Oil Prices Remain Steady Above $50.00 Amidst OPEC+ Output Cut
Oil prices continued trading on Friday with price increases, boosted by Saudi Arabia’s voluntary oil production cut decision to end friction between OPEC+ countries on output cut rates.
International benchmark Brent crude was trading at $54.74 per barrel at 0702 GMT for a 0.66% rise after closing Wednesday at $54.38 a barrel.
American benchmark West Texas Intermediate (WTI) traded at $51.16 per barrel at the same time for a 0.64% increase after it ended the previous session at $50.83 a barrel.
Prices fluctuated between $54-55 a barrel, resulting from the OPEC+ decision to cut production by more than expected in February and March. This move relieved markets threatened by low oil demand amid the ongoing lockdowns and strict containment measures.
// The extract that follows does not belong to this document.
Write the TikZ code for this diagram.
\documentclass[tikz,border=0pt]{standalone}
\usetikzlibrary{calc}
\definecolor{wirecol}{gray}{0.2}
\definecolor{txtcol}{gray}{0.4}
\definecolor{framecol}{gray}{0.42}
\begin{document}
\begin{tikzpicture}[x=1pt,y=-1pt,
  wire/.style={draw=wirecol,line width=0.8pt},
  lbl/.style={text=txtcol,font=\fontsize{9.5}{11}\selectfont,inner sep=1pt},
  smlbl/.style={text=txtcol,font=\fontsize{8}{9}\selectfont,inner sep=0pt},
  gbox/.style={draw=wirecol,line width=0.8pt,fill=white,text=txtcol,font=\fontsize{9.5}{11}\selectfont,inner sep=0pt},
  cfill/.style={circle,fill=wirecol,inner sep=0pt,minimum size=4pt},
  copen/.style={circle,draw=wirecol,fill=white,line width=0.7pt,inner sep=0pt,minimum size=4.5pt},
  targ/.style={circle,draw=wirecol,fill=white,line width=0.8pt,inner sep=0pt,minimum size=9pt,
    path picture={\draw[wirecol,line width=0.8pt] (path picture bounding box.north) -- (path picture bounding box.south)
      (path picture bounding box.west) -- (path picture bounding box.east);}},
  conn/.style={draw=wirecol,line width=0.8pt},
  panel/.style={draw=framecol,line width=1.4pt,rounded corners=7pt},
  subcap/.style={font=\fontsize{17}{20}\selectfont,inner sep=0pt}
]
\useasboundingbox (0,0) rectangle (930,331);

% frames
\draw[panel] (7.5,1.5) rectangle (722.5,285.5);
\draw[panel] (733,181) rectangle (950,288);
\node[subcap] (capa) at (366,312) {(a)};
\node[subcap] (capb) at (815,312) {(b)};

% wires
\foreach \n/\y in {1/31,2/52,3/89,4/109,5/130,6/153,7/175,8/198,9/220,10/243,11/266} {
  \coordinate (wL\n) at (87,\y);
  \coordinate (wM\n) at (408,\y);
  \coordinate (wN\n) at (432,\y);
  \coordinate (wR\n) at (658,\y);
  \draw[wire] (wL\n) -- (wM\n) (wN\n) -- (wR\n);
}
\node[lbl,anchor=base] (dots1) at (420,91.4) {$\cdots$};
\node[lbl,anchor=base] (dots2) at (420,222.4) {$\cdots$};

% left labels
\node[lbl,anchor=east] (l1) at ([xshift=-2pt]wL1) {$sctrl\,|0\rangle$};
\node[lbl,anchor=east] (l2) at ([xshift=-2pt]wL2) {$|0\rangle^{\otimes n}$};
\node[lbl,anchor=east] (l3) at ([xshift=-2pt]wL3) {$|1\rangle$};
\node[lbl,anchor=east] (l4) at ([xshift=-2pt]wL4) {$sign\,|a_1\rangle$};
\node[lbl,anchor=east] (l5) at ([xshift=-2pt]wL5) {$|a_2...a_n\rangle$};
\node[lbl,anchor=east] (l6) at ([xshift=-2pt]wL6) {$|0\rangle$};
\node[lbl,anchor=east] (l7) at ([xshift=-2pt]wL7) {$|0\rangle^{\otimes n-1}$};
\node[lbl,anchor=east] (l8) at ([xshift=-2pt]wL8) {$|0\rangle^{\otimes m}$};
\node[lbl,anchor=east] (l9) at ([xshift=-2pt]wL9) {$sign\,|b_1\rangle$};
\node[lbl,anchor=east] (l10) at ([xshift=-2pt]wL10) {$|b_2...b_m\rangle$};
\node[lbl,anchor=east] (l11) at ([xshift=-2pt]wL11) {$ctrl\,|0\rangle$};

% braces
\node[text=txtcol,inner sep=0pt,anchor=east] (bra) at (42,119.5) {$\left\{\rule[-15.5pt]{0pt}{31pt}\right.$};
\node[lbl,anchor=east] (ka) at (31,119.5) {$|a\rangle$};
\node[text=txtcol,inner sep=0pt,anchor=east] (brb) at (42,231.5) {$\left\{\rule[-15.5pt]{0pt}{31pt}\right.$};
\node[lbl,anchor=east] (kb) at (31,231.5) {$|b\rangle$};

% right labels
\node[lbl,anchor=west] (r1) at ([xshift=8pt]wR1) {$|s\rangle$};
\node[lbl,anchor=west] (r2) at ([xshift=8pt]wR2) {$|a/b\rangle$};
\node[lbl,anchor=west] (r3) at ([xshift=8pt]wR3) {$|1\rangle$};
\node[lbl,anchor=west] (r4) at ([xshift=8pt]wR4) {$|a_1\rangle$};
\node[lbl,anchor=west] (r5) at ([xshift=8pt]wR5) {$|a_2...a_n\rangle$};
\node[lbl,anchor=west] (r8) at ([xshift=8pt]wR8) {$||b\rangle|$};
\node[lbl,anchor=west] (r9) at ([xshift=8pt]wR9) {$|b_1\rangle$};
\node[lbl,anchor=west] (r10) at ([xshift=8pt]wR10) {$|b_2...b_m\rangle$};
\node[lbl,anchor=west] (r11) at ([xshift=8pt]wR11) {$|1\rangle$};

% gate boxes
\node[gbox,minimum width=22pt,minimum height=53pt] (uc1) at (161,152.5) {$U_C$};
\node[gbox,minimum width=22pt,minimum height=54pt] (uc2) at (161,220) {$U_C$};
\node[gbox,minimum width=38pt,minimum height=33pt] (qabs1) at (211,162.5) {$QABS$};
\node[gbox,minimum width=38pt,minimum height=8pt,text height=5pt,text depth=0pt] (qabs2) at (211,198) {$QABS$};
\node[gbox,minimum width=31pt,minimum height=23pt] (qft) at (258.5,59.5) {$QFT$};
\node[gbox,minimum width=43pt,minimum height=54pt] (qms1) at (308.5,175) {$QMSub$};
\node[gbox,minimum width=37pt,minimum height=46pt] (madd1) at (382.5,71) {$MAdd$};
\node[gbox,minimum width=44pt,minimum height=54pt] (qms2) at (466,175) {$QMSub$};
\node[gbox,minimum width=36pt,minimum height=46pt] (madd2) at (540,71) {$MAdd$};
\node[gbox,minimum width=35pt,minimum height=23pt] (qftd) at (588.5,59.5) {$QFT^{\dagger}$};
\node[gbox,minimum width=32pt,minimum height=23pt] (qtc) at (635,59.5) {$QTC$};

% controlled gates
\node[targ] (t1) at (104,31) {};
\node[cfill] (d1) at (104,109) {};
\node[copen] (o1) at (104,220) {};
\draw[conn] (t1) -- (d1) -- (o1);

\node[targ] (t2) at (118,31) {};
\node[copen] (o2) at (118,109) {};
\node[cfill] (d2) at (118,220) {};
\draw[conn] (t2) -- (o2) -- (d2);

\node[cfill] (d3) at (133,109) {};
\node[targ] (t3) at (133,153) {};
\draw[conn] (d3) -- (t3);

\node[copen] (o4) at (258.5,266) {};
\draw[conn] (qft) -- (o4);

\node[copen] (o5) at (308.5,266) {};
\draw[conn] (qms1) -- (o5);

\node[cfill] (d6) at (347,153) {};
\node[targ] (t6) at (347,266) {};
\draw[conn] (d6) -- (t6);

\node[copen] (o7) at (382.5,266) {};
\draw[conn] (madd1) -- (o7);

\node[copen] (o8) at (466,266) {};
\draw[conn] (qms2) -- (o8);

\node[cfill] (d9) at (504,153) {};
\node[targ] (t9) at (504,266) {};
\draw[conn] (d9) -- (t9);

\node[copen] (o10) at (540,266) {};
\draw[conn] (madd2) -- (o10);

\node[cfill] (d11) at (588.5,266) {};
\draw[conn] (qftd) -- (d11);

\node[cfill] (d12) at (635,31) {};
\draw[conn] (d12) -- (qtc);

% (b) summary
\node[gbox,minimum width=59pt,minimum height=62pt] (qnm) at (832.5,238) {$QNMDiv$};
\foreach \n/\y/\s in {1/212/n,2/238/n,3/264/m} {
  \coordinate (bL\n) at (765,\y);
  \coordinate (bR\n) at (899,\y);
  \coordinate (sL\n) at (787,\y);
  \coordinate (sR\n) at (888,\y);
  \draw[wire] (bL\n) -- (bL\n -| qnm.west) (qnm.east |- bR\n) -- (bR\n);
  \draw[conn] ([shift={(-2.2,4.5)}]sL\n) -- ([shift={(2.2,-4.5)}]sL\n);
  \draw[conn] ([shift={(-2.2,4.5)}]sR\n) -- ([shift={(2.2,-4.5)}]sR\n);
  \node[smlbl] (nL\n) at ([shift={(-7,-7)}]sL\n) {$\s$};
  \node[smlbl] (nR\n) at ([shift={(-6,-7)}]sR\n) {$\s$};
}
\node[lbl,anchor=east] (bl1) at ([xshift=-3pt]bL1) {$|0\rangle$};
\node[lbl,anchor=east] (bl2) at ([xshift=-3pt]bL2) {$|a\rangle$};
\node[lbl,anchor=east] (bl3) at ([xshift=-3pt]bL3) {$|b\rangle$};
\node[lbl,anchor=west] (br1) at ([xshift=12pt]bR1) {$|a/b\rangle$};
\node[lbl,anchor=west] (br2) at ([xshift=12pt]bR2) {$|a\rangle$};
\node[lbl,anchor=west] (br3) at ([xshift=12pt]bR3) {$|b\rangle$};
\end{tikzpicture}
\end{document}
Oil prices reached 11-month highs on Thursday, supported in the short term by the US clashes in the Capitol, but mainly driven by the surprise production cut decision of the Organization of Petroleum Exporting Countries (OPEC) and some non-OPEC producer countries, known as OPEC+.
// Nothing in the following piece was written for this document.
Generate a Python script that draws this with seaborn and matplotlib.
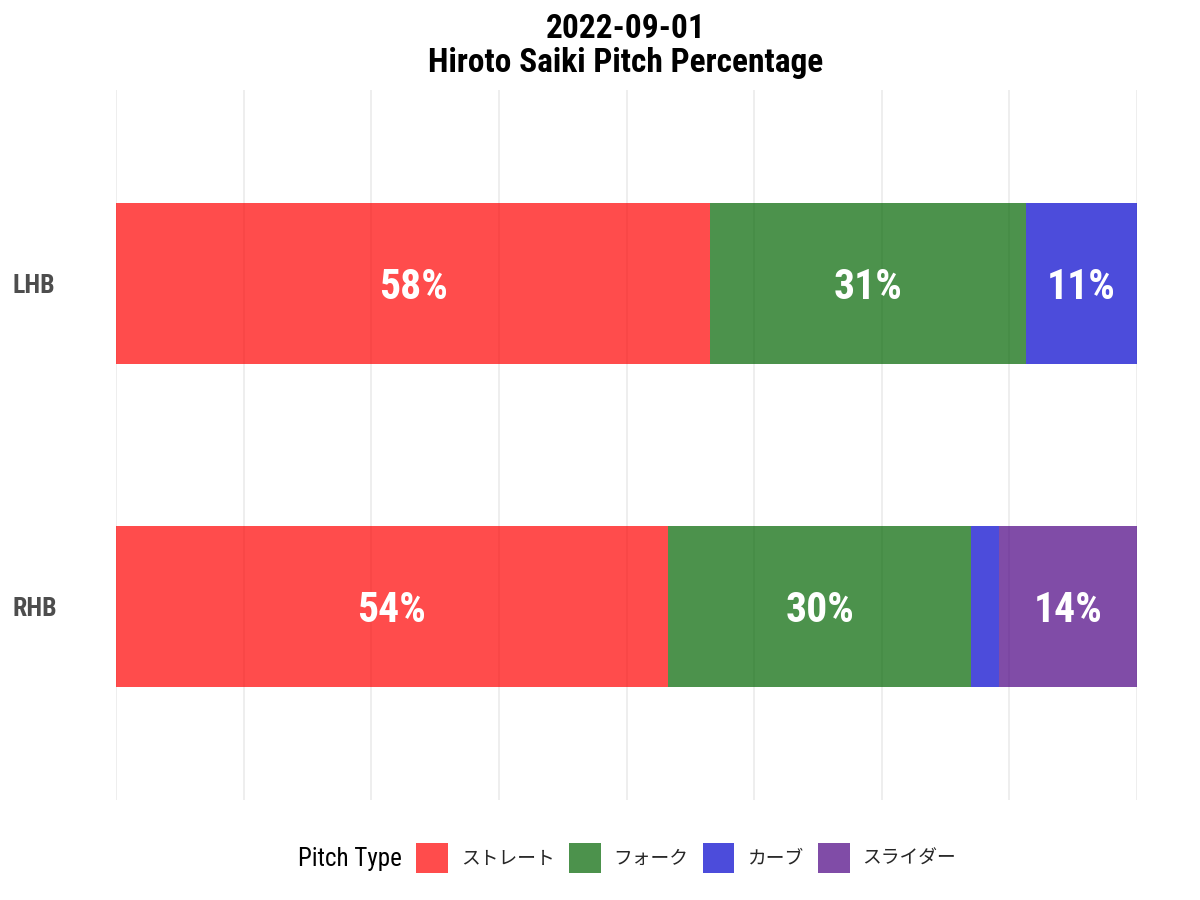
import matplotlib
matplotlib.use("Agg")
import matplotlib.pyplot as plt
import seaborn as sns
import pandas as pd
import numpy as np
from matplotlib import font_manager as fm
from matplotlib.patches import Patch

# ---- data ----
batters = ["LHB", "RHB"]
pitch_types = ["ストレート", "フォーク", "カーブ", "スライダー"]
lhb_counts = [32, 17, 6, 0]
rhb_counts = [20, 11, 1, 5]
pitch_colors = ["#FF0000", "#006400", "#0000CD", "#4B0082"]
title_lines = ["2022-09-01", "Hiroto Saiki Pitch Percentage"]
legend_title = "Pitch Type"

sns.set_theme(style="white")
names = {f.name for f in fm.fontManager.ttflist}
cond = None
for cand in ["Roboto Condensed", "Liberation Sans Narrow", "Roboto", "DejaVu Sans"]:
    if cand in names:
        cond = cand
        break
plt.rcParams["font.family"] = [cond, "Noto Sans CJK JP", "DejaVu Sans"]

rows = []
for b, counts in zip(batters, [lhb_counts, rhb_counts]):
    tot = sum(counts)
    for p, c in zip(pitch_types, counts):
        rows.append({"batter": b, "pitch": p, "prop": c / tot})
df = pd.DataFrame(rows)

fig = plt.figure(figsize=(12, 9), dpi=100)
ax = fig.add_axes([116 / 1200, 100 / 900, (1137 - 116) / 1200, 710 / 900])

left = {b: 0.0 for b in batters}
for p, col in zip(pitch_types, pitch_colors):
    sub = df[df.pitch == p]
    before = len(ax.patches)
    sns.barplot(data=sub, x="prop", y="batter", order=batters, color=col,
                alpha=0.7, width=0.5, ax=ax, linewidth=0, saturation=1, zorder=2)
    new = ax.patches[before:]
    for patch, (_, r) in zip(new, sub.set_index("batter").loc[batters].reset_index().iterrows()):
        patch.set_x(left[r.batter])
        if r.prop >= 0.05:
            cy = patch.get_y() + patch.get_height() / 2
            ax.annotate(f"{round(r.prop * 100):.0f}%", (left[r.batter] + r.prop / 2, cy),
                        xytext=(0, -3), textcoords="offset points",
                        ha="center", va="center", color="white", fontsize=30,
                        fontweight="bold", zorder=3)
        left[r.batter] += r.prop

ax.set_xlim(0, 1)
ax.set_ylim(1.6, -0.6)
ax.set_xticks(np.arange(0, 1.001, 0.125))
ax.xaxis.grid(True, color="#EBEBEB", linewidth=1.2, zorder=0)
ax.yaxis.grid(False)
ax.set_axisbelow(True)
ax.tick_params(axis="x", labelbottom=False, length=0)
ax.tick_params(axis="y", length=0, pad=74.5)
for lab in ax.get_yticklabels():
    lab.set_fontsize(18.5)
    lab.set_fontweight("bold")
    lab.set_color("#4D4D4D")
    lab.set_horizontalalignment("left")
ax.set_xlabel("")
ax.set_ylabel("")
for s in ax.spines.values():
    s.set_visible(False)

fig.text(626 / 1200, 0.986, "\n".join(title_lines), ha="center", va="top",
         fontsize=24, fontweight="bold", linespacing=1.08, color="black")

fig.text(350 / 1200, 1 - 859 / 900, legend_title, ha="center", va="center",
         fontsize=18, color="black")
handles = [Patch(facecolor=c, alpha=0.7, edgecolor="none") for c in pitch_colors]
fig.legend(handles, pitch_types, loc="center left",
           bbox_to_anchor=(416 / 1200, 1 - 858 / 900), ncol=4, frameon=False,
           prop={"family": ["Noto Sans CJK JP"], "size": 13.5},
           handlelength=1.7, handleheight=2.1, handletextpad=0.7,
           columnspacing=0.74, borderpad=0, borderaxespad=0)

fig.savefig("out.png", dpi=100)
In order to solve the differences between OPEC member countries, some of which were in favor of higher production levels, Saudi Arabia, the de-facto OPEC leader and a major driver of OPEC+ production cuts, said it would voluntarily reduce its production in February and March by 1 million barrels per day (bpd).
Russia and Kazakhstan will collectively increase their output by 75,000 bpd while the rest of the group will hold output steady.
OPEC+ is currently cutting its output by 7.2 million bpd in January.
After Saudi Arabia’s voluntary reduction, the group’s production cut will now be 8.125 million bpd in February and 8.05 million bpd in March, meaning that OPEC+ will reduce its output in February by 925,000 bpd and 850,000 bpd in March relative to output rates in January.
To positively support prices, the US first-time claims for unemployment benefits last week fell by 3,000 to 787,000, a sign that the job market is beginning its rebound from the coronavirus pandemic.